Rumor kala itu mengatakan akan ada huru-hara dan kita harus cepat-cepat pulang. Aku masih cuek. Itu hanya kabar bohong belaka, pikirku. Namun nyatanya teman-teman mulai berkemas, juga teman dari tabloid Bintang. “Pulang Fan, tar ga ada bis.” Kata teman dari tabloid Bintang Indonesia, ia kerap jalan pulang ke Depok sama-sama.
Aku masih bertahan di kantor, santai menanggapi rumor yang kudengar bahwa huru-hara sudah menjalar di mana-mana, khususnya di Jakarta Pusat dan sedang menuju ke Jakarta Selatan. Dalam benakku, apa yang akan terjadi? Bukankah presiden dan TNI kita kuat? Di tengah tanda-tanya dan rasa ‘cuekku’, teman-teman kembali berseru untuk segera pulang. Di depan, di Jln. Tol TB. Simatupang mulai terlihat orang-orang berjalan cepat, berbondong-bondong, mobil angkot terlihat penuh dan orang-orang terlihat panik. Aku masih bingung belum menyadari apa yg terjadi. Namun mulai sadar bahwa situasi tidak biasa-biasa saja.
Ketika ruang kantor mulai sepi, baru aku tergugah untuk pulang. Keadaan terlihat mulai mencengkam. Aku bergegas pulang, estafet naik angkot berganti-ganti. Lalu aku ke Pasar Minggu, dengan harapan bisa naik mikrolet menuju ke rumahku. Tapi mikrolet mulai jarang andai pun ada selalu penuh. Kereta api juga penuh sesak, ada yang bergelantungan di pintu, aku tidak bisa masuk. Zaman itu commuterline seperti sekarang belum ada. Handphone masih barang langka. Yang ada pager, namun tiap pager berbunyi, aku langsung mengalami euforia, berlompatan tak jelas dengan dada berdebar.
Akhirnya setelah berganti-ganti angkot, aku tiba di rumah dengan selamat. Aura sekitar rumah pun serasa mencekam, tetangga dan keluarganya yang masih famili suami sudah berkumpul di rumah dengan wajah tegang dan pucat.

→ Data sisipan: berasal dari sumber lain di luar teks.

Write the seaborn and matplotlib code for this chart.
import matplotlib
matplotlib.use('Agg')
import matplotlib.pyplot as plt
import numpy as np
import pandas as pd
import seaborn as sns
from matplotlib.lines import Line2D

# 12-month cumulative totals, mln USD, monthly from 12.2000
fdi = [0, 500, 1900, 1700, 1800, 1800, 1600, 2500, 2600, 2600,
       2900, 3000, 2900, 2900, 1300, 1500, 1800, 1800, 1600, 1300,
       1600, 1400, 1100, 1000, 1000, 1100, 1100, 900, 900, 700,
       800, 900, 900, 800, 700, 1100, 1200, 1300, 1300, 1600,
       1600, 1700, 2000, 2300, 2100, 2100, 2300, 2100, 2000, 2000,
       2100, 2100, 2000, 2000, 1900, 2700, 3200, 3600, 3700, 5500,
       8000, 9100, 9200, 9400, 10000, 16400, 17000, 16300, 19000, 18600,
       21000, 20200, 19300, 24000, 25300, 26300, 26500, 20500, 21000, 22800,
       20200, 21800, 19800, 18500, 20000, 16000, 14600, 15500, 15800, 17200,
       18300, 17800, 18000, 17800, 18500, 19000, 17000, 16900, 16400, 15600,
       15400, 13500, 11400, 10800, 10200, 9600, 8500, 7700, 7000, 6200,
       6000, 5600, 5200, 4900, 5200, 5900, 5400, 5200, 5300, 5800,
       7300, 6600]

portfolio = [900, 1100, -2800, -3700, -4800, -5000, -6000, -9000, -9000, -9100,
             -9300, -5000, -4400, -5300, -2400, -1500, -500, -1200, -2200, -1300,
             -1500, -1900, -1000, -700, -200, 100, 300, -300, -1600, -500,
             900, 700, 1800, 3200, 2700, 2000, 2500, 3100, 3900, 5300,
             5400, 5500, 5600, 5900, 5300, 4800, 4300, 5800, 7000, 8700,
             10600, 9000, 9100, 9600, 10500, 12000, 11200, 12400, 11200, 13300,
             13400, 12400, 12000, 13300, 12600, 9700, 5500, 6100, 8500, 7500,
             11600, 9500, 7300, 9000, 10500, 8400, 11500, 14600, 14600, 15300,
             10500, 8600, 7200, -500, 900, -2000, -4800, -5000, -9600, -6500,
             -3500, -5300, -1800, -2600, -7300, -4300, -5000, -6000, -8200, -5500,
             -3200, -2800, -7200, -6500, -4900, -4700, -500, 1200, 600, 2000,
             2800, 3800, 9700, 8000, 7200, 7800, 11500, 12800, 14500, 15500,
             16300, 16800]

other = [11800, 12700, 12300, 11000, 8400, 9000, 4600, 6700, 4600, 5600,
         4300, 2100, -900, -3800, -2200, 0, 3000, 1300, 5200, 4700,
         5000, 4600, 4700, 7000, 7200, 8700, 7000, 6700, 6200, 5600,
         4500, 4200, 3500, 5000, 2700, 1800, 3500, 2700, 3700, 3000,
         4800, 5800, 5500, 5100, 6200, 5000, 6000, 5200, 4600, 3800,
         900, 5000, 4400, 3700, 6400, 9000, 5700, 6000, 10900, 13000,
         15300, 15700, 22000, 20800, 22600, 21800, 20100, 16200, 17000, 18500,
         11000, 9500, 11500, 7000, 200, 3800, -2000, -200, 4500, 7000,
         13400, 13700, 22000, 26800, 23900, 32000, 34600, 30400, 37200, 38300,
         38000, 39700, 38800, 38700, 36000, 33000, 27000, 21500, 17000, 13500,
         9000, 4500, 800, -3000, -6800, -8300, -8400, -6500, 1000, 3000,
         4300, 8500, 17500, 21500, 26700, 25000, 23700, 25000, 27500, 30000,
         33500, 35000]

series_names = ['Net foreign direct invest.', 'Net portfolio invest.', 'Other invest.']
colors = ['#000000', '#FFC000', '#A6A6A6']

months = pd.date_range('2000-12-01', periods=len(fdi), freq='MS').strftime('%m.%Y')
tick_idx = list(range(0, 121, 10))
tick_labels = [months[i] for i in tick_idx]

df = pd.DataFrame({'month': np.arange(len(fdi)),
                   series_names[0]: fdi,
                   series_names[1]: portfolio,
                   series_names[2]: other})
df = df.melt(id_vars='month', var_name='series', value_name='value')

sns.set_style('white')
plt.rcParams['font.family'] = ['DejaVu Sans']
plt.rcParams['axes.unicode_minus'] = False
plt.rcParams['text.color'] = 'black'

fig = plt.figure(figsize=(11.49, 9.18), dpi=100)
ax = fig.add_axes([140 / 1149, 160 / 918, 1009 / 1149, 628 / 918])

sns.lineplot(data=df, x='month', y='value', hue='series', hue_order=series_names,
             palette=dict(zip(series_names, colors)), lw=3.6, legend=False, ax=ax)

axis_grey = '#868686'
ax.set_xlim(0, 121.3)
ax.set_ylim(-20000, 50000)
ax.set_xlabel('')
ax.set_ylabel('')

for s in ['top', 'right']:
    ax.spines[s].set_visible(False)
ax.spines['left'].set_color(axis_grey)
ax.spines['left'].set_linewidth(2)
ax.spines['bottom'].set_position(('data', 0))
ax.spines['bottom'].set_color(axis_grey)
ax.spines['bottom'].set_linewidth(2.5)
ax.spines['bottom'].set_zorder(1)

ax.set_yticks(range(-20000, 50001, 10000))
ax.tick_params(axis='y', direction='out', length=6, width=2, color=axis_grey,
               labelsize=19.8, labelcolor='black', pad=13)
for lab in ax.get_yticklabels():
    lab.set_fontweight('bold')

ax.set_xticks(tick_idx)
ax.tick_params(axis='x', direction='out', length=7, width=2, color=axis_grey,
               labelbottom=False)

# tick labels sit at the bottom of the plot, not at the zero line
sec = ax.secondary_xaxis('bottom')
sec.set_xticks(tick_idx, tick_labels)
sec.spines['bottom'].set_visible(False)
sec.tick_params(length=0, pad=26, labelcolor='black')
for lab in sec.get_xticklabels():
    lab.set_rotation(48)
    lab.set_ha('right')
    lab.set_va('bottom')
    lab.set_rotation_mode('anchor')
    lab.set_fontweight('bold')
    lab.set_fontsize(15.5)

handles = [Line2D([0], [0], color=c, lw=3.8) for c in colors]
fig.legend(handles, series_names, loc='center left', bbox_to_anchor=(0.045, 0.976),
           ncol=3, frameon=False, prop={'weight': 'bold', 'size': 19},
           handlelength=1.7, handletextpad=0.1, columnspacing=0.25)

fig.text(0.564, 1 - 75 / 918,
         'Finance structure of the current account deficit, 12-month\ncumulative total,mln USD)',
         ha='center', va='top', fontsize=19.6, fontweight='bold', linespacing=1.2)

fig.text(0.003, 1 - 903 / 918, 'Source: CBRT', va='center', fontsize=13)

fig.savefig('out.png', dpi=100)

Kami berkumpul menunggu apa yang akan terjadi. Aku ingin mengatakan bahwa peristiwa mencekam ini hanya ketakutan yang kita bikin sendiri, siapa yang mau membunuh siapa? Perang apa ini? Namun aku hanya diam, keadaan tetap mencekam, kami bagai menunggu Voldermot mahluk tak terlacak di kisah Harry Potter yang bahkan namanya pun pantang untuk diucapkan, atau akan ada Vampire yang hendak masuk ke rumah-rumah di sekitar lalu menghisap darah kami satu-persatu. Rasa takut mulai menyusup ke pori-poriku dan juga semua orang yang ada di rumahku. Malam itu kalau tak salah listrik mati.

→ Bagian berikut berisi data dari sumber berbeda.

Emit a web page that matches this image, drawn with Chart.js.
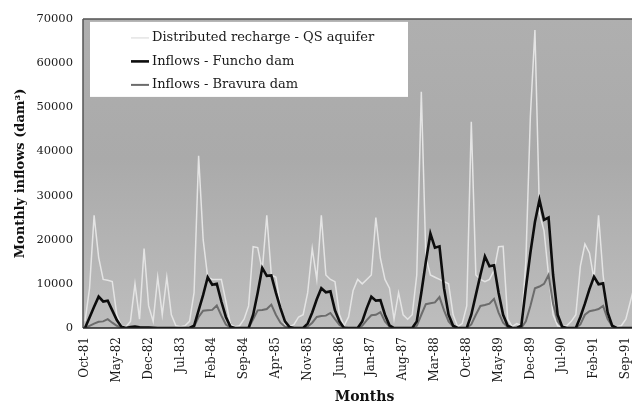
<!DOCTYPE html>
<html>
<head>
<meta charset="utf-8">
<script src="https://cdn.jsdelivr.net/npm/chart.js@4.4.0/dist/chart.umd.min.js"></script>
<style>
  html, body { margin: 0; padding: 0; background: #fff; overflow: hidden; }
  #caixa { width: 632px; height: 406px; overflow: hidden; }
</style>
</head>
<body>
<div id="caixa"><canvas id="afluencias" width="660" height="406"></canvas></div>
<script>
// monthly values, one row per hydrological year (Oct..Sep), Oct-81 .. Jan-92
const recarga = [
  1500, 9000, 25500, 16000, 11000, 10800, 10500, 3000, 500, 300, 1500, 10000,
  2000, 18000, 5000, 1500, 11500, 3000, 11500, 3000, 500, 300, 500, 1500,
  8000, 39000, 20000, 11500, 11000, 11000, 11000, 6000, 800, 300, 500, 2000,
  5000, 18400, 18200, 13000, 25500, 12000, 11500, 5000, 800, 300, 800, 2500,
  3000, 8000, 18000, 11000, 25500, 12000, 11000, 10500, 3000, 500, 2500, 8500,
  11000, 10000, 11000, 12000, 25000, 15800, 11000, 9000, 2000, 8000, 3000, 2000,
  3000, 12000, 53500, 16000, 12000, 11500, 11000, 10500, 10000, 3000, 300, 1000,
  5000, 46700, 12000, 11000, 10500, 11000, 13000, 18400, 18500, 2000, 300, 1000,
  500, 15000, 48000, 67500, 26000, 22000, 12000, 3000, 500, 300, 500, 1500,
  3000, 14000, 19000, 17000, 11000, 25500, 12000, 3000, 500, 300, 500, 2000,
  6000, 10000, 14000, 18000
]
const funcho = [
  0, 2400, 4800, 7100, 6000, 6200, 4000, 1800, 300, 0, 200, 300,
  150, 100, 100, 50, 0, 0, 0, 0, 0, 0, 0, 0,
  500, 4000, 7500, 11500, 9800, 10000, 6000, 2500, 300, 0, 0, 0,
  0, 3000, 8000, 13600, 11800, 11900, 8000, 4500, 1500, 200, 0, 0,
  0, 1000, 3500, 6500, 9000, 8100, 8300, 4000, 1500, 0, 0, 0,
  0, 1500, 4500, 7100, 6200, 6300, 3000, 600, 0, 0, 0, 0,
  0, 1500, 8000, 15000, 21400, 18200, 18500, 9000, 3000, 500, 0, 0,
  0, 3000, 7500, 12000, 16200, 14000, 14200, 8000, 3000, 500, 0, 0,
  500, 9000, 17000, 24000, 29000, 24500, 25000, 12000, 3000, 300, 0, 0,
  0, 2500, 5500, 8800, 11600, 9900, 10100, 3500, 500, 0, 0, 0,
  0, 0, 100, 500
]
const bravura = [
  0, 500, 1000, 1400, 1500, 2000, 1200, 500, 100, 0, 0, 100,
  100, 50, 50, 0, 0, 0, 0, 0, 0, 0, 0, 0,
  300, 2500, 3900, 4000, 4100, 5100, 2800, 800, 100, 0, 0, 0,
  0, 2000, 4000, 4100, 4300, 5300, 3000, 1200, 300, 0, 0, 0,
  0, 300, 1200, 2500, 2700, 2800, 3400, 2000, 700, 100, 0, 0,
  0, 500, 1800, 2900, 3000, 3600, 1500, 300, 0, 0, 0, 0,
  0, 500, 3000, 5400, 5600, 5800, 7000, 4000, 1500, 300, 0, 0,
  0, 800, 3000, 5000, 5200, 5500, 6600, 3500, 1200, 200, 0, 0,
  0, 1500, 5000, 9000, 9400, 10000, 12000, 5500, 1500, 200, 0, 0,
  0, 800, 3000, 3800, 4000, 4300, 5000, 2000, 400, 0, 0, 0,
  0, 0, 0, 200
]
const MESES = ['Jan', 'Feb', 'Mar', 'Apr', 'May', 'Jun', 'Jul', 'Aug', 'Sep', 'Oct', 'Nov', 'Dec']
const meses = []
for (let k = 0; k < funcho.length; k++) {
  meses.push(MESES[(9 + k) % 12] + '-' + (81 + Math.floor((9 + k) / 12)))
}
const PASSO = 7   // one tick label every 7 months
const FONTE = '"DejaVu Serif", serif'

// grey plot background, frame and the white legend box
const fundo = {
  id: 'fundo',
  beforeDatasetsDraw(chart) {
    const { ctx, chartArea: a } = chart
    const g = ctx.createLinearGradient(0, a.top, 0, a.bottom)
    g.addColorStop(0, '#afafaf')
    g.addColorStop(0.45, '#aaaaaa')
    g.addColorStop(1, '#bdbdbd')
    ctx.save()
    ctx.fillStyle = g
    ctx.fillRect(a.left - 2, a.top, a.right - a.left + 2, a.bottom - a.top)
    ctx.restore()
  },
  afterDatasetsDraw(chart) {
    const { ctx, chartArea: a } = chart
    ctx.save()
    ctx.strokeStyle = '#555'
    ctx.lineWidth = 1.5
    ctx.beginPath()
    ctx.moveTo(a.left - 2, a.top); ctx.lineTo(a.right, a.top)
    ctx.moveTo(a.left - 2, a.top); ctx.lineTo(a.left - 2, a.bottom)
    ctx.stroke()
    ctx.strokeStyle = '#222'
    ctx.beginPath()
    ctx.moveTo(a.left - 2, a.bottom); ctx.lineTo(a.right, a.bottom)
    ctx.stroke()

    const x0 = a.left + 5, y0 = a.top + 3
    ctx.fillStyle = '#fff'
    ctx.fillRect(x0, y0, 318, 75)
    ctx.font = '13px ' + FONTE
    ctx.textBaseline = 'middle'
    chart.data.datasets.forEach((d, k) => {
      const y = y0 + 16 + k * 23.5
      ctx.strokeStyle = d.borderColor
      ctx.lineWidth = d.borderWidth
      ctx.beginPath(); ctx.moveTo(x0 + 41, y); ctx.lineTo(x0 + 59, y); ctx.stroke()
      ctx.fillStyle = '#1a1a1a'
      ctx.fillText(d.label, x0 + 62, y)
    })
    ctx.restore()
  }
}

var ctx = document.getElementById('afluencias').getContext('2d')
var grafico = new Chart(ctx, {
  type: 'line',
  data: {
    labels: meses,
    datasets: [{
      label: 'Distributed recharge - QS aquifer',
      data: recarga,
      borderColor: '#e4e4e4',
      borderWidth: 1.5,
      order: 3
    }, {
      label: 'Inflows - Funcho dam',
      data: funcho,
      borderColor: '#0d0d0d',
      borderWidth: 2.6,
      order: 1
    }, {
      label: 'Inflows - Bravura dam',
      data: bravura,
      borderColor: '#6c6c6c',
      borderWidth: 2,
      order: 2
    }]
  },
  options: {
    responsive: false,
    animation: false,
    events: [],
    layout: { padding: { left: 0, right: 16, top: 13, bottom: 0 } },
    elements: { point: { radius: 0 }, line: { tension: 0, borderJoinStyle: 'miter' } },
    plugins: { legend: { display: false }, tooltip: { enabled: false } },
    scales: {
      x: {
        grid: { display: false, drawTicks: false },
        border: { display: false },
        afterFit(s) { s.height = 78 },
        ticks: {
          autoSkip: false,
          minRotation: 90,
          maxRotation: 90,
          padding: 9,
          color: '#1a1a1a',
          font: { family: FONTE, size: 12 },
          callback: (v, i) => (i % PASSO === 0 ? meses[i] : null)
        },
        title: {
          display: true,
          text: 'Months',
          color: '#111',
          font: { family: FONTE, size: 14, weight: 'bold' },
          padding: { top: 0, bottom: 0 }
        }
      },
      y: {
        min: 0,
        max: 70000,
        grid: { display: false, drawTicks: false },
        border: { display: false },
        afterFit(s) { s.width = 85 },
        ticks: {
          stepSize: 10000,
          padding: 12,
          color: '#1a1a1a',
          font: { family: FONTE, size: 11.5 },
          callback: v => String(v)
        },
        title: {
          display: true,
          text: 'Monthly inflows (dam³)',
          color: '#111',
          font: { family: FONTE, size: 13, weight: 'bold' },
          padding: { top: 13, bottom: 0 }
        }
      }
    }
  },
  plugins: [fundo]
})
</script>
</body>
</html>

Tak lama Ibuku yang tinggal di daerah Pasar Rebo datang. Dia dengan santainya bertutur melihat orang-orang panik hendak melarikan diri entah kemana. Kata Ibuku yang amat fanatis dengan keyakinannya ini dan kerap dijuluki ayahku Si Gila Agama, “Orang-orang yang panik itu seperti tidak punya Tuhan saja. Kalau Tuhan mau panggil kita ke luar dari bumi, di mana dan kapan saja Dia bisa cabut nyawa kita. Mamak sante aja tuh, banyak tentara dan polisi mondar-mandir…” katanya tanpa beban.

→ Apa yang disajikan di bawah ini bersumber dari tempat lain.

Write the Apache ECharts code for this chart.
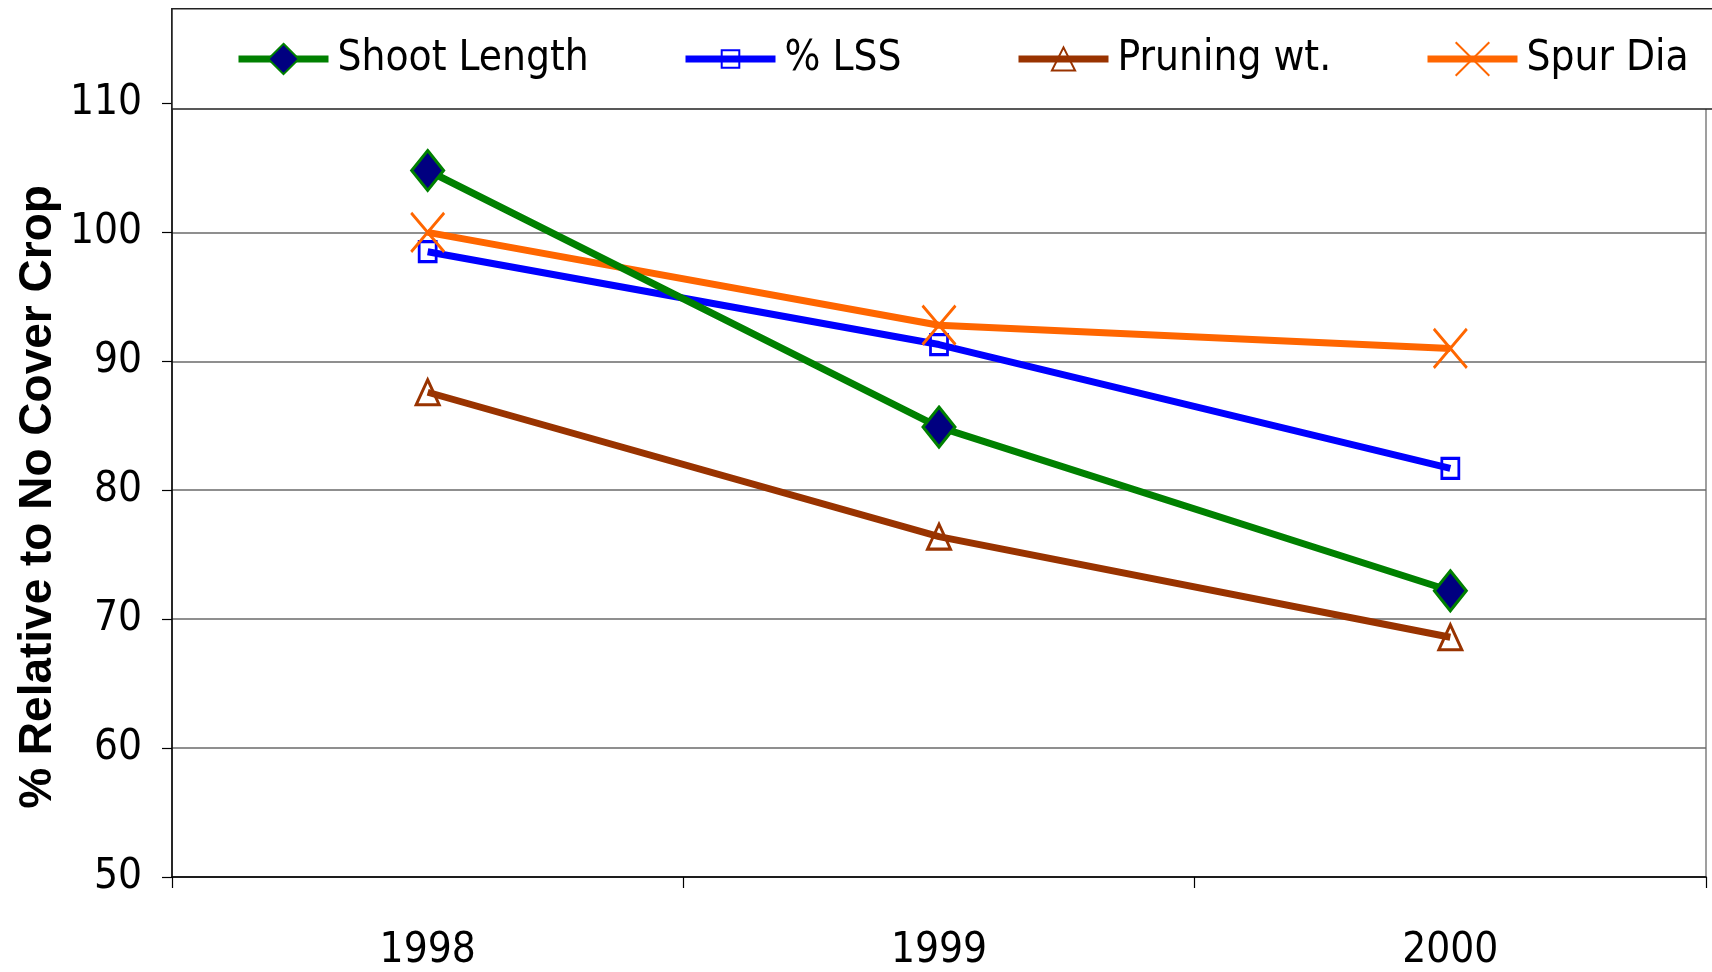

“Ini kayak zaman gedoran, Fan!” Ucap alm. iparku beberapa hari kemudian.
Ketika keadaan mulai senyap dan tak terdengar keriuhan lagi, tetanggaku dan keluarganya pulang. Kami tidak tidur hingga pagi.
Keesokkan harinya sahabatku, teman satu kuliah yang orang Manado dengan wajah imut mirip China, berkulit putih, datang ke rumah dari tempat kostnya, ia tampak ketakutan, katanya di Kalibata, Jaksel, tempat dia kost, beberapa orang ada yang mencurigai dia China.
“Apa gue tulis aja di belakang punggung gue kalimat ‘Manado Asli’ ya Fan?” Tanyanya dengan wajah cemas. Aku bilang padanya tak usah takut, kita berdoa saja. Dan nyatanya, beberapa tahun kemudian sahabatku ini harus tiada di usia muda akibat kanker payudara yang ganas, sad for you Nina…
Beberapa hari berlalu, sang Presiden lengser. Kisah tentang pembunuhan, perkosaan dan ratusan etnis China, dan mereka yang melarikan diri ke luar negeri dengan meninggalkan mobil-mobil mereka di bandara juga rumah dan harta benda mereka, membuat aku merinding dan menyadari bahwa cheos yang tercipta atau diciptakan, sungguh membuat luka yang teramat dalam dan pedih.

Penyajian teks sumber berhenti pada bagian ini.